Two outputs from one print call: the human-readable text on the terminal and the machine-readable event in the JSONL. This lets the CI test parse the transcript without scraping the terminal.
A small narrate() helper does both:
def narrate(phase: int, event: str, msg: str, **fields):
t = time.time() - DEMO_START_T
print(f"[t={t:.1f}s] [Phase {phase:02d}] {msg}")
transcript.write_event({"t": t, "phase": phase, "event": event, "msg": msg, **fields})
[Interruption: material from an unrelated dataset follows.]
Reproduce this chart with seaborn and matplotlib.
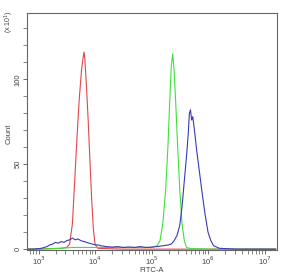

Step 2 — Acceptance table renderer¶
Block 6 reads docs/DONE_ENOUGH.md's 20 rows, runs each automation, prints the table:
=================================================================
Phase 39 — Acceptance Checks
=================================================================
| ID | Check | Pass |
|--------|-------------------------------------------------|------|
| DE-001 | Stack starts within 30 s | ✓ |
| DE-002 | miniserve responds on :8080 within 5 s | ✓ |
| DE-003 | First request completes within 10 s | ✓ |
| DE-004 | p95 latency over 3-sentence battery < 5 s | ✓ |
| ... | ... | ... |
| DE-020 | Demo exits with status 0 | ✓ |
=================================================================
Result: 20/20 passed.
=================================================================
If any check fails, the row marker is ✗, the table is followed by a # Failures: section enumerating each, and the script exits 1.
Step 3 — Recording with asciinema¶
scripts/demo/recorder.py:
import subprocess, datetime
from pathlib import Path
def record_demo():
today = datetime.date.today().isoformat()
out_dir = Path("experiments/39-demo-script")
out_dir.mkdir(parents=True, exist_ok=True)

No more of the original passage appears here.